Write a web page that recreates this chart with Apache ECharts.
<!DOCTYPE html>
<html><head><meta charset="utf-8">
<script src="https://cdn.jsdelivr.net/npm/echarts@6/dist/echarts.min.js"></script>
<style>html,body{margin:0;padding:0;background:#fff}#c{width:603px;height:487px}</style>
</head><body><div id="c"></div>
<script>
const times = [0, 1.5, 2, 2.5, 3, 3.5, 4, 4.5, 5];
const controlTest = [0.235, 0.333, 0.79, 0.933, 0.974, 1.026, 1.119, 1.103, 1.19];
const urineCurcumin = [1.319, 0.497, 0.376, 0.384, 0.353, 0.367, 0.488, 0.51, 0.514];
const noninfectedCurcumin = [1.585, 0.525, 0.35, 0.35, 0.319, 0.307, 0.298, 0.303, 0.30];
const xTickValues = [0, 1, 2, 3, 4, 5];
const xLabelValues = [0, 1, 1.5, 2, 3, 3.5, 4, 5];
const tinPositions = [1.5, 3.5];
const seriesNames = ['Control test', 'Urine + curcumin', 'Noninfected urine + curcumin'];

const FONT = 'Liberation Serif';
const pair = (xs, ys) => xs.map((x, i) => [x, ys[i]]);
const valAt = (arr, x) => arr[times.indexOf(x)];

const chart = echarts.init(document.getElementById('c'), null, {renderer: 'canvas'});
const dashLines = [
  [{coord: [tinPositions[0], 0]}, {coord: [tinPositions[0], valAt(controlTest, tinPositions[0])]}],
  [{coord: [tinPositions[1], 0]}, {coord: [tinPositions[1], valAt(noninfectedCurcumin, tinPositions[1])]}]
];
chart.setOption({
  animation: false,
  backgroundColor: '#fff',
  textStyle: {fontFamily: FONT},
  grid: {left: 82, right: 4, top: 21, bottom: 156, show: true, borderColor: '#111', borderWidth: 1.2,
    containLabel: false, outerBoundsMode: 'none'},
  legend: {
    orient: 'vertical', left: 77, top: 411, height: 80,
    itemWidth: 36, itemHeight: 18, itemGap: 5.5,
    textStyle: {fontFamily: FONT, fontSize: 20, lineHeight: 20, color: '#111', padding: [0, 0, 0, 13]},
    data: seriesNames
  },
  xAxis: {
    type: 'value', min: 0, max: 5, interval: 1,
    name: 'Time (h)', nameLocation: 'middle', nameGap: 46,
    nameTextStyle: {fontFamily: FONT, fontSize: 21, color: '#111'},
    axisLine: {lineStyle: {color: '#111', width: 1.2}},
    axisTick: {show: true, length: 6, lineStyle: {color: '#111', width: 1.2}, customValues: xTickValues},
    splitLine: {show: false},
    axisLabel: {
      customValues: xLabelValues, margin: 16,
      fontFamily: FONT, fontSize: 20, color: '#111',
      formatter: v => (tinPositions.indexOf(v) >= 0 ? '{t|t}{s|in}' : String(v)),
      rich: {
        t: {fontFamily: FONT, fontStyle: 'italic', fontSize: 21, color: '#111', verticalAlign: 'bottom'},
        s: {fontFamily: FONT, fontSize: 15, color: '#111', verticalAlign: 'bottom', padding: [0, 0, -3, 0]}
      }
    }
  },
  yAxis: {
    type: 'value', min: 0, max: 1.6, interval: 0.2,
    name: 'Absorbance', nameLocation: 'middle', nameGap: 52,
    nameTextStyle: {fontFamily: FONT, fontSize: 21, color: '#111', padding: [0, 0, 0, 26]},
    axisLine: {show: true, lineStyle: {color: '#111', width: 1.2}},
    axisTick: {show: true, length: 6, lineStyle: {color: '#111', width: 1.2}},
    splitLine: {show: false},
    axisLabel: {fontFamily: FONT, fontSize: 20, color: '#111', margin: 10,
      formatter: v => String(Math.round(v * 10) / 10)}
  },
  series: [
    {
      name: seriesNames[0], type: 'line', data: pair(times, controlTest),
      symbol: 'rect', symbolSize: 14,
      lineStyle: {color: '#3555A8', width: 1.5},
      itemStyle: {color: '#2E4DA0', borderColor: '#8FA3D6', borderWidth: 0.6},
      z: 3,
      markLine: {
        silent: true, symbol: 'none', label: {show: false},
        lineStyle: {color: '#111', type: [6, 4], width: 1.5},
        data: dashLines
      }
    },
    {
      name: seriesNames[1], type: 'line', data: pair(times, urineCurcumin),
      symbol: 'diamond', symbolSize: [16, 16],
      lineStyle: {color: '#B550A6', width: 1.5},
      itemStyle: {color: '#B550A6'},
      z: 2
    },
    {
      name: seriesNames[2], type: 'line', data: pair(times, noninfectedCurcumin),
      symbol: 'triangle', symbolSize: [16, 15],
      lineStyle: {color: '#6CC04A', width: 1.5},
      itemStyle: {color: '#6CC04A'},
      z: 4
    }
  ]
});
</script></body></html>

...

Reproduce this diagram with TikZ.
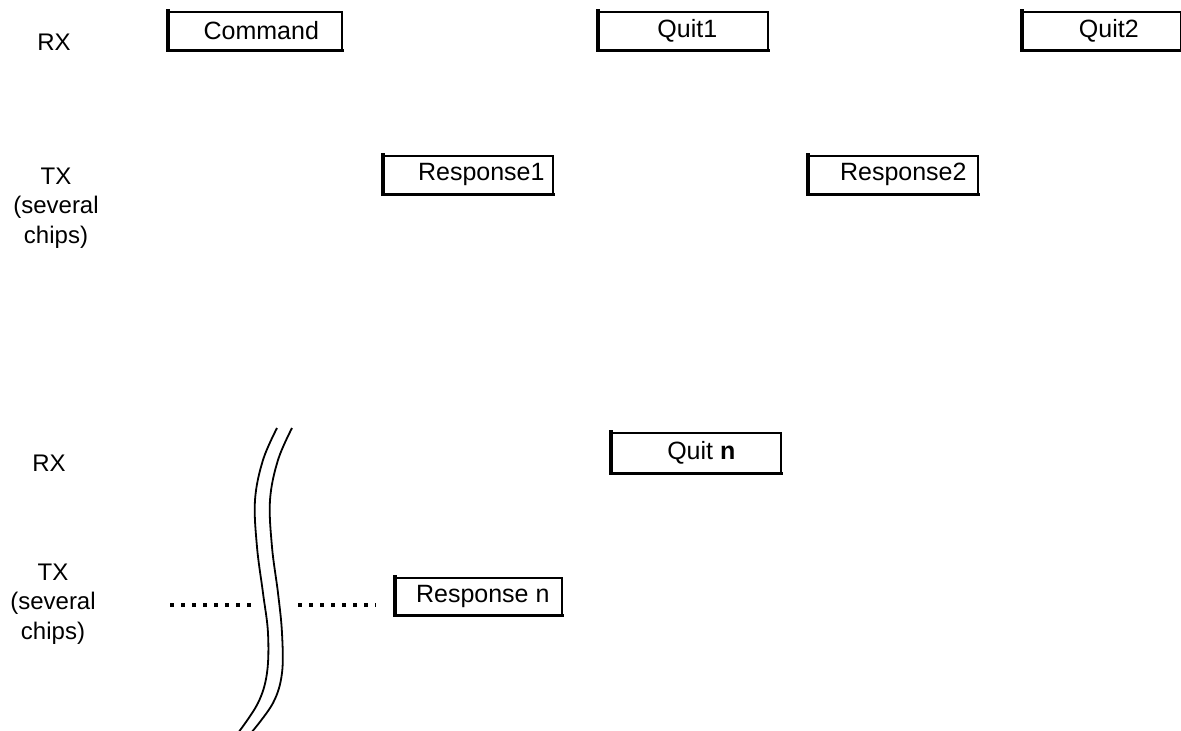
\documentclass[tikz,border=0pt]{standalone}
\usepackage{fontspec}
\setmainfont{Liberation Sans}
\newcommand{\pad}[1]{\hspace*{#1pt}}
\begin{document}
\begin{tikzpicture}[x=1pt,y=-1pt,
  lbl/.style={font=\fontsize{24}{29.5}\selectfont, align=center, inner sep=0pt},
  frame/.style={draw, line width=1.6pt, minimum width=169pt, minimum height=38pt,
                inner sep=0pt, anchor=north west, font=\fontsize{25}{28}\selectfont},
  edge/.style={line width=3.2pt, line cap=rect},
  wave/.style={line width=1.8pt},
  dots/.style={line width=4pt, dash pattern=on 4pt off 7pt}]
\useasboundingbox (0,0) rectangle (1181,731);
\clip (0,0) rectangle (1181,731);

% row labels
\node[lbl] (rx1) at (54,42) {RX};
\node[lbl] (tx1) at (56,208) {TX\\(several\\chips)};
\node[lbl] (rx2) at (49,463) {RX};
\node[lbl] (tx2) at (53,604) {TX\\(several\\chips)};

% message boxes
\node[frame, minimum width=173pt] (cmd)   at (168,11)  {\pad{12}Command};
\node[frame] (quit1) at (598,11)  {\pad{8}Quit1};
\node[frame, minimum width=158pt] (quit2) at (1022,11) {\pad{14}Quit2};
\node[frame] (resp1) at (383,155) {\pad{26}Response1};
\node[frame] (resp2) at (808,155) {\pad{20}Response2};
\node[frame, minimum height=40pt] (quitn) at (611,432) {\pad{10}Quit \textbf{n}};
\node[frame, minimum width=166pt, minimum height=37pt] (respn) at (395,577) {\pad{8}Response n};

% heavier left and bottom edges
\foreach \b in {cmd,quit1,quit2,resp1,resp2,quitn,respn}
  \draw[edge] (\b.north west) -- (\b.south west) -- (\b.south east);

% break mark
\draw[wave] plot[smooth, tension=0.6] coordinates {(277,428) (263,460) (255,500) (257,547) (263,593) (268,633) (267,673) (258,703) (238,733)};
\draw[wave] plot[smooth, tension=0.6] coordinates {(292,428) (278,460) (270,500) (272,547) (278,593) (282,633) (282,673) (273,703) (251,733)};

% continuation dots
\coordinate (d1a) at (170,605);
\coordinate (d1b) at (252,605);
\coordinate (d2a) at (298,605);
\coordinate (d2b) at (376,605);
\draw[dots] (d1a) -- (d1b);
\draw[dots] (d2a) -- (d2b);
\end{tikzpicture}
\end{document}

...

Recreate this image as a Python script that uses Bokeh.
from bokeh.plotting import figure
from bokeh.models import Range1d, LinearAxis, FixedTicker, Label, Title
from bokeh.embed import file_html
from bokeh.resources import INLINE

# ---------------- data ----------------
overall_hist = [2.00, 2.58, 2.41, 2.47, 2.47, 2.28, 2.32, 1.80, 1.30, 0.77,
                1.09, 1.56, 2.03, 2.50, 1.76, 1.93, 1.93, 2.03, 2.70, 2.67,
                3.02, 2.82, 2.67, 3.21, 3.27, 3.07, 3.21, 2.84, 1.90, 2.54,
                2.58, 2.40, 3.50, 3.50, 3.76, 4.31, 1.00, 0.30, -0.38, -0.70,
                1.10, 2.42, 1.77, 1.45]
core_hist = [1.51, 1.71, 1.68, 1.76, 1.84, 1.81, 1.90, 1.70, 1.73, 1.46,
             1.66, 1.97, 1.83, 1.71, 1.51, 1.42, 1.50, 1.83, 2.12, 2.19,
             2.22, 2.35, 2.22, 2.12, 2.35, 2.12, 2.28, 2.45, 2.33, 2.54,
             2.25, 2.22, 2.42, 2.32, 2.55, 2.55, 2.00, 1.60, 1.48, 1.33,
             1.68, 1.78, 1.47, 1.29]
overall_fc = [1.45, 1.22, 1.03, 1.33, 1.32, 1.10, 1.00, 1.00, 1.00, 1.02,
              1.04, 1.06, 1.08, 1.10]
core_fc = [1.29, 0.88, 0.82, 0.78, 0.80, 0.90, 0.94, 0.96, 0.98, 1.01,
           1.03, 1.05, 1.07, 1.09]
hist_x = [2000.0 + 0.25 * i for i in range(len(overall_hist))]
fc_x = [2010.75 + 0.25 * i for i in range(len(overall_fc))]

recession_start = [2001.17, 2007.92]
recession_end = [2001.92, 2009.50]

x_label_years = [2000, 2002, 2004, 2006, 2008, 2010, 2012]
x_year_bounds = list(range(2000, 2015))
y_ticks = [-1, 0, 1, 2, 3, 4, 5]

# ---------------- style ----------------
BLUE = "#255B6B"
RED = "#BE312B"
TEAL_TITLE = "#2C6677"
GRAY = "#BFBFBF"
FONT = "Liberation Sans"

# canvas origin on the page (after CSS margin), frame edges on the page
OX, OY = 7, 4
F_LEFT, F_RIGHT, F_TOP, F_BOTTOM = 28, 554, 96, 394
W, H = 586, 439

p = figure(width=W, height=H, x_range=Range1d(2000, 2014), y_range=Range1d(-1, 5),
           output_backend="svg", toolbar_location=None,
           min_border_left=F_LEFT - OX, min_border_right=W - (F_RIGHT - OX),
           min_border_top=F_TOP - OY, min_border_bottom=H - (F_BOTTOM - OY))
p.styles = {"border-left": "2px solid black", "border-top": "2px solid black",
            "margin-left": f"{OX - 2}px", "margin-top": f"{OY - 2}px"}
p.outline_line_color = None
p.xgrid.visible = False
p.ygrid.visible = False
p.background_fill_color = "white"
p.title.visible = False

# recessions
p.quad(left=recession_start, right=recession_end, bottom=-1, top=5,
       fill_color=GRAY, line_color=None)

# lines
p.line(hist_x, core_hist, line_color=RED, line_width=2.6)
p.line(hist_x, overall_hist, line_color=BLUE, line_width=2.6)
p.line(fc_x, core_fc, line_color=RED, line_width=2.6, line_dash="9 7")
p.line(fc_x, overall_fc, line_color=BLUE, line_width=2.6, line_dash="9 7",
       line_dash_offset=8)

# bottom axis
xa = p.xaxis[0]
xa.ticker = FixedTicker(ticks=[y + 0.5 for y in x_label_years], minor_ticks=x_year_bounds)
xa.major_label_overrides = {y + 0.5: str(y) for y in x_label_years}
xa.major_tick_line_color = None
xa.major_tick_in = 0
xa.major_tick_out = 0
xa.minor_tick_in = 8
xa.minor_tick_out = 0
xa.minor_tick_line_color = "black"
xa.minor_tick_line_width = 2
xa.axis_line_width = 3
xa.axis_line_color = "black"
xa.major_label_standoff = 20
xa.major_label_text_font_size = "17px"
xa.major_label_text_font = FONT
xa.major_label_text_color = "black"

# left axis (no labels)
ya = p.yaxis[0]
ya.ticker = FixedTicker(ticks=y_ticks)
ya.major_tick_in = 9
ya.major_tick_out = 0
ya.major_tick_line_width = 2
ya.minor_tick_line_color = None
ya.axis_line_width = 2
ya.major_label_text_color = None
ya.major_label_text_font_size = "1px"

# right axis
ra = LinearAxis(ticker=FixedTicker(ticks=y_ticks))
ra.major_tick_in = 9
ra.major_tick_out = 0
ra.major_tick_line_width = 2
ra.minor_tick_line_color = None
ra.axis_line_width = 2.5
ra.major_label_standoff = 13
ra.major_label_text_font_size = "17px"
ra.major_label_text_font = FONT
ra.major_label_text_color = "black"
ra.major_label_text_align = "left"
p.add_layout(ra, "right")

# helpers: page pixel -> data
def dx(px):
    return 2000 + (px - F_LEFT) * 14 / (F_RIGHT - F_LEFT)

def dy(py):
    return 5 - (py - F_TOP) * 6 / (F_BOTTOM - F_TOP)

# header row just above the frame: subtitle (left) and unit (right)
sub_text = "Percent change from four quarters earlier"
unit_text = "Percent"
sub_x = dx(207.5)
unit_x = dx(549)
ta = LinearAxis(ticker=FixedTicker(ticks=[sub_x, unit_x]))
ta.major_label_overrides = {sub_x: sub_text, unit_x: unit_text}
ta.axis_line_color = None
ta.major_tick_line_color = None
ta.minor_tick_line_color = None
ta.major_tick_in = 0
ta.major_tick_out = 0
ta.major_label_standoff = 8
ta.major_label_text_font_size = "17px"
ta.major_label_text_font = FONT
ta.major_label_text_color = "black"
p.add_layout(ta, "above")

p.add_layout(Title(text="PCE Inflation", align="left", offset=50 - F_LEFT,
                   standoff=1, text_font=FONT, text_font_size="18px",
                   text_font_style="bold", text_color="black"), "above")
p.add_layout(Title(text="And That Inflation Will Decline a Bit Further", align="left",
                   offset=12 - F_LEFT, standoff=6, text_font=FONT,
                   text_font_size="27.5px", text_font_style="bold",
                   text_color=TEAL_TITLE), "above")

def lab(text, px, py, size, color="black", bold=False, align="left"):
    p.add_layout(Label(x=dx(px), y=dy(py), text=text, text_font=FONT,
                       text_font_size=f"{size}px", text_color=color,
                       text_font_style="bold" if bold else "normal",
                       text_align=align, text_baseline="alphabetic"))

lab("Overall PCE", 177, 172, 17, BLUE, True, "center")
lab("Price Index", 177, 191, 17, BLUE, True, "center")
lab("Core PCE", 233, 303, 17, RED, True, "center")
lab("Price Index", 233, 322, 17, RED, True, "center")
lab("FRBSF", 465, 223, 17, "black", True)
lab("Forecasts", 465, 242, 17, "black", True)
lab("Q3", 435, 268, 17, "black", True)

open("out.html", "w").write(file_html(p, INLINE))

* SET PROBLEM *
Working from the data above, extract solely the lines from the one containing "Write a web" through the one containing "const valAt = (arr, x)", exactly as they appear, both included.

* OUTPUT OF THE EXERCISE *
Write a web page that recreates this chart with Apache ECharts.
<!DOCTYPE html>
<html><head><meta charset="utf-8">
<script src="https://cdn.jsdelivr.net/npm/echarts@6/dist/echarts.min.js"></script>
<style>html,body{margin:0;padding:0;background:#fff}#c{width:603px;height:487px}</style>
</head><body><div id="c"></div>
<script>
const times = [0, 1.5, 2, 2.5, 3, 3.5, 4, 4.5, 5];
const controlTest = [0.235, 0.333, 0.79, 0.933, 0.974, 1.026, 1.119, 1.103, 1.19];
const urineCurcumin = [1.319, 0.497, 0.376, 0.384, 0.353, 0.367, 0.488, 0.51, 0.514];
const noninfectedCurcumin = [1.585, 0.525, 0.35, 0.35, 0.319, 0.307, 0.298, 0.303, 0.30];
const xTickValues = [0, 1, 2, 3, 4, 5];
const xLabelValues = [0, 1, 1.5, 2, 3, 3.5, 4, 5];
const tinPositions = [1.5, 3.5];
const seriesNames = ['Control test', 'Urine + curcumin', 'Noninfected urine + curcumin'];

const FONT = 'Liberation Serif';
const pair = (xs, ys) => xs.map((x, i) => [x, ys[i]]);
const valAt = (arr, x) => arr[times.indexOf(x)];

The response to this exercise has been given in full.